Resampling with Pandas
import pandas as pd
# Create sample time series
ts1 = pd.Series([1, 2, 3, 4], index=pd.to_datetime(['2023-01-01', '2023-01-02', '2023-01-03', '2023-01-04']))
ts2 = pd.Series([5, 6, 7], index=pd.to_datetime(['2023-01-01', '2023-01-03', '2023-01-05']))
# Resample to a common frequency (daily)
common_index = pd.date_range(start=min(ts1.index.min(), ts2.index.min()), end=max(ts1.index.max(), ts2.index.max()), freq='D')
ts1_resampled = ts1.reindex(common_index).interpolate(method='linear')
ts2_resampled = ts2.reindex(common_index).interpolate(method='linear')
print("Resampled Time Series 1:\n", ts1_resampled)
print("\nResampled Time Series 2:\n", ts2_resampled)

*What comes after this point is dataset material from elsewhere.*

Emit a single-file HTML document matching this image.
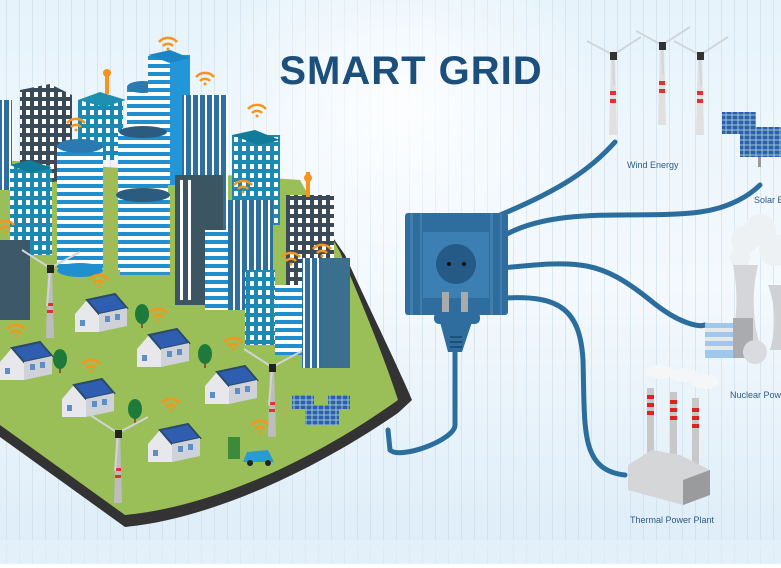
<!DOCTYPE html>
<html><head><meta charset="utf-8"><style>
html,body{margin:0;padding:0;width:781px;height:568px;overflow:hidden}
svg{display:block}
text{font-family:"Liberation Sans",sans-serif}
</style></head><body>
<svg width="781" height="568" viewBox="0 0 781 568" xmlns="http://www.w3.org/2000/svg">
<defs>
<linearGradient id="bg" x1="0" y1="0" x2="0" y2="1">
<stop offset="0" stop-color="#e6f3fb"/><stop offset="0.5" stop-color="#f4f9fd"/><stop offset="1" stop-color="#dcecf8"/></linearGradient>
<radialGradient id="glow" cx="0.5" cy="0.3" r="0.5"><stop offset="0" stop-color="#fff" stop-opacity="0.9"/><stop offset="1" stop-color="#fff" stop-opacity="0"/></radialGradient>
<pattern id="vl" width="13" height="568" patternUnits="userSpaceOnUse"><rect x="6" width="1" height="568" fill="#c9dcea" opacity="0.6"/></pattern>
<pattern id="stripe" width="10" height="8" patternUnits="userSpaceOnUse"><rect width="10" height="8" fill="#1f8fd0"/><rect y="4" width="10" height="4" fill="#fff"/></pattern>
<pattern id="win" width="8" height="9" patternUnits="userSpaceOnUse"><rect width="8" height="9" fill="#3a4a58"/><rect x="2" y="2" width="4" height="5" fill="#fff"/></pattern>
<pattern id="win2" width="8" height="9" patternUnits="userSpaceOnUse"><rect width="8" height="9" fill="#1c89b2"/><rect x="2" y="2" width="4" height="5" fill="#fff"/></pattern>
<pattern id="vstr" width="7" height="10" patternUnits="userSpaceOnUse"><rect width="7" height="10" fill="#2f6fa0"/><rect x="2" width="2" height="10" fill="#fff"/></pattern>
<pattern id="solar" width="6" height="5" patternUnits="userSpaceOnUse"><rect width="6" height="5" fill="#9cc"/><rect x="0.5" y="0.5" width="5" height="4" fill="#2f5db0"/></pattern>
<g id="wifi" fill="none" stroke="#f7941d" stroke-width="2.5"><path d="M-9,-3 A12,12 0 0 1 9,-3"/><path d="M-5,1 A7,7 0 0 1 5,1"/><circle cx="0" cy="4" r="1.5" fill="#f7941d" stroke="none"/></g>
<g id="house"><polygon points="0,14 12,0 24,14 24,32 0,32" fill="#e8e8ec"/><polygon points="12,0 40,-6 52,8 24,14" fill="#2f5db0" stroke="#2a4a6a" stroke-width="2"/><polygon points="24,14 52,8 52,26 24,32" fill="#cfd2d8"/><rect x="5" y="20" width="5" height="6" fill="#5b8fc6"/><rect x="30" y="16" width="5" height="6" fill="#5b8fc6"/><rect x="40" y="14" width="5" height="6" fill="#5b8fc6"/></g>
<g id="turb"><polygon points="-2,0 2,0 4,70 -4,70" fill="#bdbdbd"/><rect x="-3" y="35" width="6" height="3" fill="#d33"/><rect x="-3" y="42" width="6" height="3" fill="#d33"/><g stroke="#d0d4d8" stroke-width="2"><line x1="0" y1="0" x2="-28" y2="-18"/><line x1="0" y1="0" x2="30" y2="-16"/><line x1="0" y1="0" x2="-3" y2="38"/></g><rect x="-3" y="-3" width="7" height="8" fill="#222"/></g>
<g id="bigturb"><polygon points="-2,0 2,0 4,80 -4,80" fill="#e0e0e0"/><rect x="-3" y="36" width="6" height="4" fill="#d33"/><rect x="-3" y="44" width="6" height="4" fill="#d33"/><g stroke="#cfd6dc" stroke-width="2"><line x1="0" y1="0" x2="-26" y2="-14"/><line x1="0" y1="0" x2="28" y2="-18"/><line x1="0" y1="0" x2="1" y2="30"/></g><rect x="-3" y="-3" width="7" height="8" fill="#333"/></g>
<g id="tree"><rect x="-1" y="6" width="2" height="12" fill="#8a5a2b"/><ellipse cx="0" cy="4" rx="7" ry="10" fill="#1e7a3a"/></g>
</defs>
<rect width="781" height="568" fill="url(#bg)"/>
<rect width="781" height="545" fill="url(#vl)"/>
<rect x="200" y="0" width="400" height="360" fill="url(#glow)"/>
<rect y="540" width="781" height="28" fill="#e3f0fa"/>
<rect y="546" width="781" height="22" fill="url(#vl)" opacity="0.5"/>
<rect y="564" width="781" height="4" fill="#fff"/>

<text x="411" y="84" font-size="40" font-weight="bold" fill="#1d4f7c" text-anchor="middle" letter-spacing="1">SMART GRID</text>

<!-- island -->
<path d="M0,437 L125,527 C200,520 300,480 398,413 L412,400 C395,360 370,310 345,255 L300,190 L0,170 Z" fill="#333"/>
<path d="M0,425 L125,515 C200,508 300,470 398,400 C385,360 365,310 340,252 L300,180 L0,160 Z" fill="#9bbf58"/>

<!-- cables -->
<g fill="none" stroke="#2b6d9c" stroke-width="5" stroke-linecap="round">
<path d="M455,350 L455,425 C455,440 400,460 390,450 L388,430"/>
<path d="M500,215 C560,190 590,170 615,142"/>
<path d="M505,235 C560,205 640,220 700,212 C730,208 750,195 760,185"/>
<path d="M502,268 C580,260 600,260 650,300 C680,325 700,327 705,325"/>
<path d="M505,298 C560,295 580,310 583,360 C585,430 580,470 625,475"/>
</g>

<!-- buildings -->
<rect x="0" y="100" width="12" height="90" fill="url(#vstr)"/>
<polygon points="20,90 50,84 72,95 72,180 20,185" fill="url(#win)"/>
<rect x="10" y="165" width="42" height="90" fill="url(#win2)"/>
<polygon points="10,165 30,160 52,168 30,173" fill="#137b9a"/>
<rect x="0" y="240" width="30" height="80" fill="#3d5868"/>
<rect x="78" y="100" width="45" height="60" fill="url(#win2)"/>
<polygon points="78,100 100,92 126,100 104,107" fill="#1d8fb0"/>
<rect x="105" y="72" width="4" height="22" fill="#f7941d"/>
<circle cx="107" cy="73" r="4" fill="#f7941d"/>
<rect x="127" y="85" width="32" height="100" fill="url(#stripe)"/>
<ellipse cx="143" cy="87" rx="16" ry="6" fill="#2b79b1"/>
<rect x="148" y="55" width="42" height="130" fill="url(#stripe)"/>
<rect x="170" y="55" width="20" height="130" fill="#2196d8"/>
<polygon points="148,55 170,50 190,58 170,63" fill="#1a86c6"/>
<rect x="57" y="145" width="46" height="125" fill="url(#stripe)"/>
<ellipse cx="80" cy="146" rx="23" ry="7" fill="#2b79b1"/>
<ellipse cx="80" cy="270" rx="23" ry="7" fill="#1f8fd0"/>
<rect x="118" y="130" width="50" height="140" fill="url(#stripe)"/>
<rect x="120" y="195" width="50" height="80" fill="url(#stripe)" opacity="0.9"/>
<ellipse cx="143" cy="195" rx="27" ry="7" fill="#2b5c80"/>
<ellipse cx="143" cy="132" rx="24" ry="6" fill="#2b5c80"/>
<rect x="182" y="95" width="46" height="140" fill="url(#vstr)"/>
<rect x="175" y="175" width="48" height="130" fill="#3c5563"/>
<rect x="180" y="180" width="3" height="120" fill="#fff"/><rect x="188" y="180" width="3" height="120" fill="#fff"/>
<rect x="232" y="135" width="48" height="90" fill="url(#win2)"/>
<polygon points="232,135 255,130 280,140 258,145" fill="#137b9a"/>
<rect x="205" y="230" width="28" height="80" fill="url(#stripe)"/>
<rect x="228" y="200" width="45" height="110" fill="url(#vstr)"/>
<rect x="286" y="195" width="48" height="100" fill="url(#win)"/>
<rect x="306" y="172" width="4" height="25" fill="#f7941d"/>
<circle cx="308" cy="178" r="4" fill="#f7941d"/>
<rect x="245" y="270" width="30" height="75" fill="url(#win2)"/>
<rect x="275" y="285" width="28" height="70" fill="url(#stripe)"/>
<rect x="302" y="258" width="48" height="110" fill="url(#vstr)"/>
<rect x="322" y="258" width="28" height="110" fill="#3a6f8e"/>

<!-- wifi -->
<g>
<use href="#wifi" x="168" y="45"/><use href="#wifi" x="205" y="80"/><use href="#wifi" x="257" y="112"/><use href="#wifi" x="76" y="126"/><use href="#wifi" x="243" y="188"/><use href="#wifi" x="291" y="260"/><use href="#wifi" x="322" y="252"/><use href="#wifi" x="5" y="228"/><use href="#wifi" x="99" y="282"/><use href="#wifi" x="16" y="332"/><use href="#wifi" x="158" y="316"/><use href="#wifi" x="91" y="367"/><use href="#wifi" x="233" y="345"/><use href="#wifi" x="171" y="406"/><use href="#wifi" x="260" y="428"/>
</g>

<!-- houses -->
<use href="#house" x="75" y="300"/>
<use href="#house" x="0" y="348"/>
<use href="#house" x="137" y="335"/>
<use href="#house" x="62" y="385"/>
<use href="#house" x="205" y="372"/>
<use href="#house" x="148" y="430"/>
<use href="#tree" x="60" y="355"/><use href="#tree" x="142" y="310"/><use href="#tree" x="205" y="350"/><use href="#tree" x="135" y="405"/>
<use href="#turb" x="50" y="268"/><use href="#turb" x="272" y="367"/><use href="#turb" x="118" y="433"/>
<rect x="292" y="395" width="22" height="14" fill="url(#solar)"/><rect x="328" y="395" width="22" height="14" fill="url(#solar)"/><rect x="305" y="405" width="34" height="20" fill="url(#solar)"/>
<rect x="228" y="437" width="12" height="22" fill="#3d8a3a"/>
<path d="M243,462 L247,452 L268,450 L274,462 Z" fill="#2a9bd0"/><circle cx="250" cy="463" r="3" fill="#222"/><circle cx="268" cy="463" r="3" fill="#222"/>

<!-- outlet -->
<rect x="405" y="213" width="103" height="102" rx="3" fill="#2e6d9e"/>
<g fill="#4b8abb" opacity="0.6"><rect x="410" y="213" width="3" height="102"/><rect x="420" y="213" width="2" height="102"/><rect x="490" y="213" width="3" height="102"/><rect x="500" y="213" width="2" height="102"/></g>
<rect x="423" y="232" width="66" height="66" fill="#3b7fb3"/>
<circle cx="456" cy="264" r="20" fill="#245a85"/>
<circle cx="449" cy="264" r="2" fill="#111"/><circle cx="464" cy="264" r="2" fill="#111"/>
<rect x="442" y="292" width="7" height="22" fill="#aaa"/><rect x="461" y="292" width="7" height="22" fill="#aaa"/>
<rect x="434" y="312" width="46" height="12" rx="5" fill="#2e6d9e"/>
<path d="M440,322 L472,322 L462,352 L448,352 Z" fill="#2e6d9e"/>
<g fill="#1e4f78"><rect x="450" y="336" width="12" height="2"/><rect x="450" y="341" width="12" height="2"/><rect x="450" y="346" width="12" height="2"/></g>

<!-- wind -->
<use href="#bigturb" x="613" y="55"/><use href="#bigturb" x="662" y="45"/><use href="#bigturb" x="700" y="55"/>
<text x="627" y="168" font-size="9" fill="#2d5a80">Wind Energy</text>
<rect x="722" y="112" width="34" height="22" fill="url(#solar)"/><rect x="740" y="127" width="41" height="30" fill="url(#solar)"/>
<rect x="758" y="157" width="3" height="10" fill="#999"/>
<text x="754" y="203" font-size="9" fill="#2d5a80">Solar E</text>
<g fill="#eef1f4"><circle cx="745" cy="240" r="14"/><circle cx="760" cy="230" r="16"/><circle cx="775" cy="250" r="16"/><circle cx="740" cy="258" r="10"/></g>
<path d="M733,265 L758,265 C752,290 752,320 760,345 L730,345 C738,320 738,290 733,265Z" fill="#d4d6d9"/>
<path d="M768,285 L781,285 L781,350 L770,350 C776,330 776,305 768,285Z" fill="#cfd1d4"/>
<rect x="705" y="323" width="28" height="35" fill="#9fc8ea"/>
<g fill="#e6e8ea"><rect x="705" y="328" width="28" height="4"/><rect x="705" y="337" width="28" height="4"/><rect x="705" y="346" width="28" height="4"/></g>
<rect x="733" y="318" width="20" height="40" fill="#a9abae"/>
<ellipse cx="755" cy="352" rx="12" ry="12" fill="#d9dbde"/>
<text x="730" y="398" font-size="9" fill="#2d5a80">Nuclear Pow</text>
<g fill="#f4f6f8"><ellipse cx="660" cy="372" rx="14" ry="7"/><ellipse cx="684" cy="375" rx="14" ry="7"/><ellipse cx="705" cy="382" rx="14" ry="7"/></g>
<rect x="647" y="388" width="7" height="80" fill="#c8c8c8"/><rect x="670" y="392" width="7" height="80" fill="#c8c8c8"/><rect x="692" y="398" width="7" height="75" fill="#c8c8c8"/>
<g fill="#d22"><rect x="647" y="395" width="7" height="4"/><rect x="647" y="403" width="7" height="4"/><rect x="647" y="411" width="7" height="4"/><rect x="670" y="400" width="7" height="4"/><rect x="670" y="408" width="7" height="4"/><rect x="670" y="416" width="7" height="4"/><rect x="692" y="408" width="7" height="4"/><rect x="692" y="416" width="7" height="4"/><rect x="692" y="424" width="7" height="4"/></g>
<polygon points="628,465 652,450 680,455 710,470 710,495 683,505 628,490" fill="#d5d6d8"/>
<polygon points="683,480 710,470 710,495 683,505" fill="#9a9b9d"/>
<text x="630" y="523" font-size="9" fill="#2d5a80">Thermal Power Plant</text>
</svg>
</body></html>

Dynamic Time Warping with dtaidistance
from dtaidistance import dtw
import numpy as np
# Sample time series
s1 = np.array([1, 2, 3, 2, 1])
s2 = np.array([2, 3, 4, 3])
# Calculate DTW distance
distance = dtw.distance(s1, s2)
print("DTW Distance:", distance)
# Calculate DTW path
path = dtw.best_path(s1, s2)
print("DTW Path:", path)
Feature Extraction with Pandas and NumPy
import pandas as pd
import numpy as np
# Sample time series
ts = pd.Series([1, 3, 5, 7, 9, 11])
# Extract statistical features
mean = ts.mean()
std = ts.std()
min_val = ts.min()
max_val = ts.max()
print("Mean:", mean)
print("Standard Deviation:", std)
print("Minimum:", min_val)
print("Maximum:", max_val)
Conclusion
Normalizing time series data with varying lengths is a critical step in preparing your data for analysis and modeling. By understanding the challenges and applying appropriate techniques like resampling, DTW, feature extraction, TWA, and interpolation, you can ensure that your results are accurate and meaningful. Always consider the specific characteristics of your data and the goals of your analysis when choosing a normalization method. Remember that experimenting with different approaches and evaluating the results is key to finding the best solution for your problem. Proper normalization sets the stage for effective time series data analysis and unlocks the insights hidden within your data.